On Line Opinion 15 November 2004
As senior government figures state their view that there are too many abortions, especially late abortions, and as pro-choice voices raise the spectre of backyard deaths if abortions are restricted by law, it is time to correct the historical and clinical misconceptions surrounding the “myth” of the backyard butcher.
There is no denying the power of the “No coat-hangers” cry raised by abortion pressure groups in response to recent public statements by politicians, but it is the power of emotional blackmail. It says to citizens, if you put any limits at all on abortion, women will die again in the backyard, and you will be responsible.
If that vision is valid – of women dying as a result of making certain abortions illegal – then of course no democracy will enforce the law. Even those people who are dismayed at the prospect of unlimited abortion, at any stage of pregnancy, by any brutal method, are even more dismayed at the thought of women dying again in droves at the hands of backyard butchers. Debate is paralysed.
If however, that vision is an illusion: if the whole backyard butcher scare campaign can be discredited by a few historical facts and we understand that women need not die as a result of laws limiting abortion, then the debate can move on.
Fact one: Making abortion legal or illegal has never, historically, made the slightest difference to the safety of women.

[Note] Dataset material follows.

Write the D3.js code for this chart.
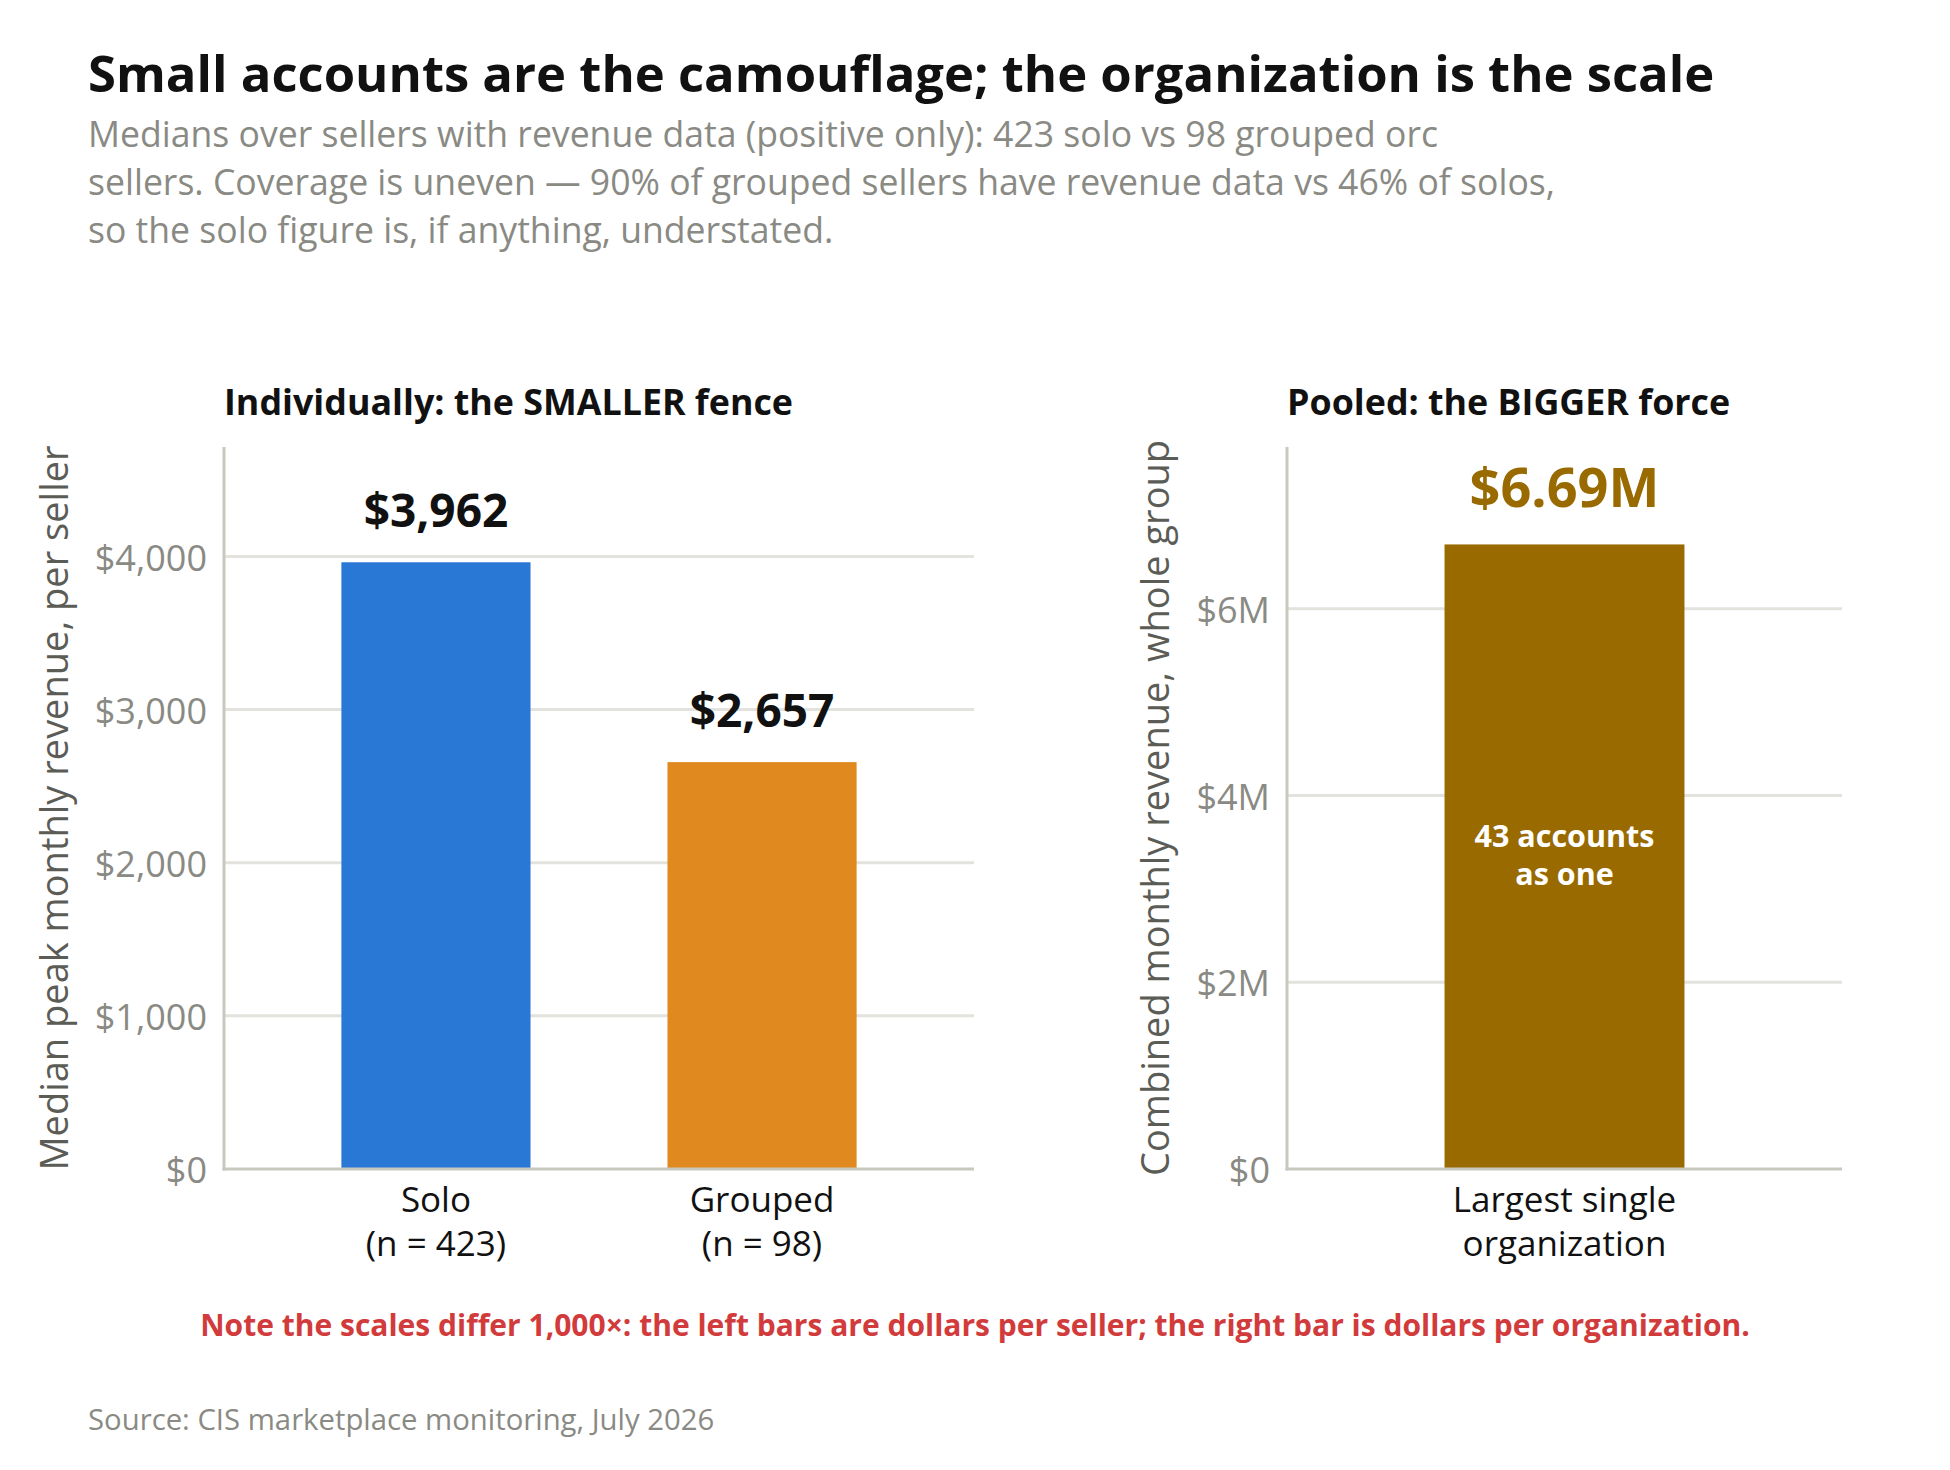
<html>
<head>
  <meta charset="utf8">
  <title>Small accounts are the camouflage</title>
  <style>
  * {
    margin: 0;
    padding: 0;
  }
  body {
    background: #fff;
    font-family: "Segoe UI", "Open Sans", sans-serif;
  }
  .grid line {
    stroke: #e3e2dc;
    stroke-width: 3px;
  }
  .axis-line {
    stroke: #c9c8bf;
    stroke-width: 3px;
  }
  .tick-label {
    fill: #8a8a84;
    font-size: 36px;
  }
  .axis-title {
    fill: #5c5c57;
    font-size: 38px;
  }
  .cat-label {
    fill: #111;
    font-size: 35px;
  }
  .panel-title {
    fill: #111;
    font-size: 35.8px;
    font-weight: 700;
  }
  </style>
</head>

<body>
  <script src="https://cdn.jsdelivr.net/npm/d3@7"></script>
  <script>

  // ---- data ----
  var leftCategories = ["Solo", "Grouped"]
  var leftCounts = [423, 98]
  var leftValues = [3962, 2657]
  var leftTicks = [0, 1000, 2000, 3000, 4000]

  var rightCategories = ["Largest single organization"]
  var rightLabelLines = ["Largest single", "organization"]
  var rightValues = [6690000]
  var rightAccounts = 43
  var rightTicks = [0, 2000000, 4000000, 6000000]

  var subtitleLines = [
    "Medians over sellers with revenue data (positive only): 423 solo vs 98 grouped orc",
    "sellers. Coverage is uneven \u2014 90% of grouped sellers have revenue data vs 46% of solos,",
    "so the solo figure is, if anything, understated."
  ]

  var W = 1950, H = 1470
  var plotTop = 447, plotBottom = 1169

  var svg = d3.select("body")
    .append("svg")
    .attr("width", W)
    .attr("height", H)
    .attr("viewBox", `0 0 ${W} ${H}`)

  // header
  svg.append("text")
    .attr("x", 88).attr("y", 92)
    .attr("fill", "#111")
    .style("font-size", "50.8px")
    .style("font-weight", 700)
    .text("Small accounts are the camouflage; the organization is the scale")

  svg.append("g")
    .selectAll("text")
    .data(subtitleLines)
    .enter()
    .append("text")
    .attr("x", 88)
    .attr("y", (d, i) => 147 + i * 48)
    .attr("fill", "#8a8a84")
    .style("font-size", "35.6px")
    .text(d => d)

  // one panel = one bar chart; styles passed in separately from the data
  function panel(opts) {
    var g = svg.append("g")
    var x = d3.scaleBand()
      .domain(opts.categories)
      .range([opts.left, opts.right])
      .paddingInner(opts.padInner)
      .paddingOuter(opts.padOuter)
    var y = d3.scaleLinear()
      .domain([0, d3.max(opts.values) * opts.headroom])
      .range([plotBottom, plotTop])

    // gridlines (skip zero, the baseline covers it)
    g.append("g")
      .attr("class", "grid")
      .selectAll("line")
      .data(opts.ticks.filter(t => t > 0))
      .enter()
      .append("line")
      .attr("x1", opts.left)
      .attr("x2", opts.right)
      .attr("y1", d => y(d))
      .attr("y2", d => y(d))

    // tick labels via d3 axis, then restyled
    var ax = g.append("g")
      .attr("transform", `translate(${opts.left},0)`)
      .call(d3.axisLeft(y).tickValues(opts.ticks).tickSize(0).tickPadding(17).tickFormat(opts.fmt))
    ax.attr("font-family", null).attr("font-size", null)
    ax.select(".domain").remove()
    ax.selectAll("text")
      .attr("class", "tick-label")
      .attr("fill", null)
      .attr("dy", "0.38em")

    var data = opts.categories.map((c, i) => ({ cat: c, value: opts.values[i] }))

    g.selectAll(".bar")
      .data(data)
      .enter()
      .append("rect")
      .attr("class", "bar")
      .attr("x", d => x(d.cat))
      .attr("width", x.bandwidth())
      .attr("y", d => y(d.value))
      .attr("height", d => plotBottom - y(d.value))
      .attr("fill", d => opts.color(d.cat))

    // axis lines
    g.append("line").attr("class", "axis-line")
      .attr("x1", opts.left).attr("x2", opts.left)
      .attr("y1", plotTop).attr("y2", plotBottom + 1.5)
    g.append("line").attr("class", "axis-line")
      .attr("x1", opts.left - 1.5).attr("x2", opts.right)
      .attr("y1", plotBottom).attr("y2", plotBottom)

    // value labels
    g.selectAll(".val")
      .data(data)
      .enter()
      .append("text")
      .attr("class", "val")
      .attr("x", d => x(d.cat) + x.bandwidth() / 2)
      .attr("y", d => y(d.value) - opts.valueGap)
      .attr("text-anchor", "middle")
      .attr("fill", opts.valueColor)
      .style("font-size", opts.valueSize)
      .style("font-weight", 700)
      .text(d => opts.valueFmt(d.value))

    // category labels (two lines each)
    var cl = g.selectAll(".cat")
      .data(data)
      .enter()
      .append("text")
      .attr("class", "cat-label")
      .attr("text-anchor", "middle")
    cl.selectAll("tspan")
      .data((d, i) => opts.catLines(d, i).map(t => ({ t: t, cx: x(d.cat) + x.bandwidth() / 2 })))
      .enter()
      .append("tspan")
      .attr("x", d => d.cx)
      .attr("y", (d, i) => plotBottom + 43 + i * 44)
      .text(d => d.t)

    // panel title, left aligned on the axis
    svg.append("text")
      .attr("class", "panel-title")
      .attr("x", opts.left)
      .attr("y", 415)
      .text(opts.title)

    // rotated axis title
    svg.append("text")
      .attr("class", "axis-title")
      .attr("transform", `translate(${opts.titleX},${(plotTop + plotBottom) / 2}) rotate(-90)`)
      .attr("text-anchor", "middle")
      .text(opts.axisTitle)

    return { g: g, x: x, y: y }
  }

  var leftColor = d3.scaleOrdinal().domain(leftCategories).range(["#2a78d6", "#e0891e"])
  var rightColor = d3.scaleOrdinal().domain(rightCategories).range(["#996a00"])

  panel({
    categories: leftCategories,
    values: leftValues,
    ticks: leftTicks,
    left: 224, right: 974,
    padInner: 0.42, padOuter: 0.36,
    headroom: 1.19,
    color: leftColor,
    fmt: d => "$" + d3.format(",")(d),
    valueFmt: d => "$" + d3.format(",")(d),
    valueColor: "#111",
    valueSize: "46px",
    valueGap: 35,
    catLines: (d, i) => [d.cat, `(n = ${leftCounts[i]})`],
    title: "Individually: the SMALLER fence",
    axisTitle: "Median peak monthly revenue, per seller",
    titleX: 68
  })

  var right = panel({
    categories: rightCategories,
    values: rightValues,
    ticks: rightTicks,
    left: 1287, right: 1842,
    padInner: 0.4, padOuter: 0.394,
    headroom: 1.156,
    color: rightColor,
    fmt: d => d === 0 ? "$0" : "$" + d / 1e6 + "M",
    valueFmt: d => "$" + d3.format(".2f")(d / 1e6) + "M",
    valueColor: "#996a00",
    valueSize: "54px",
    valueGap: 37,
    catLines: () => rightLabelLines,
    title: "Pooled: the BIGGER force",
    axisTitle: "Combined monthly revenue, whole group",
    titleX: 1169
  })

  // label inside the organization bar
  var inner = right.g.append("text")
    .attr("text-anchor", "middle")
    .attr("fill", "#fff")
    .style("font-size", "30.5px")
    .style("font-weight", 700)
  var cx = right.x(rightCategories[0]) + right.x.bandwidth() / 2
  var midY = (right.y(rightValues[0]) + plotBottom) / 2
  inner.append("tspan").attr("x", cx).attr("y", midY - 10).text(rightAccounts + " accounts")
  inner.append("tspan").attr("x", cx).attr("y", midY + 28).text("as one")

  // footnote + source
  svg.append("text")
    .attr("x", W / 2).attr("y", 1336)
    .attr("text-anchor", "middle")
    .attr("fill", "#d23b3b")
    .style("font-size", "30px")
    .style("font-weight", 700)
    .text("Note the scales differ 1,000\u00d7: the left bars are dollars per seller; the right bar is dollars per organization.")

  svg.append("text")
    .attr("x", 88).attr("y", 1430)
    .attr("fill", "#8a8a84")
    .style("font-size", "29.3px")
    .text("Source: CIS marketplace monitoring, July 2026")
  </script>
</body>

</html>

This is because of fact two: Medicine alone, not the law, has achieved all the gains in maternal safety.
These gains were made by medical breakthroughs such as the introduction of antibiotics in the 1940s, blood transfusion, improved surgical techniques and emergency services, and were achieved before there was a single liberal law or “safe legal clinic”. If these legal changes made any additional contribution to safety, it is too small to show up in the historical records.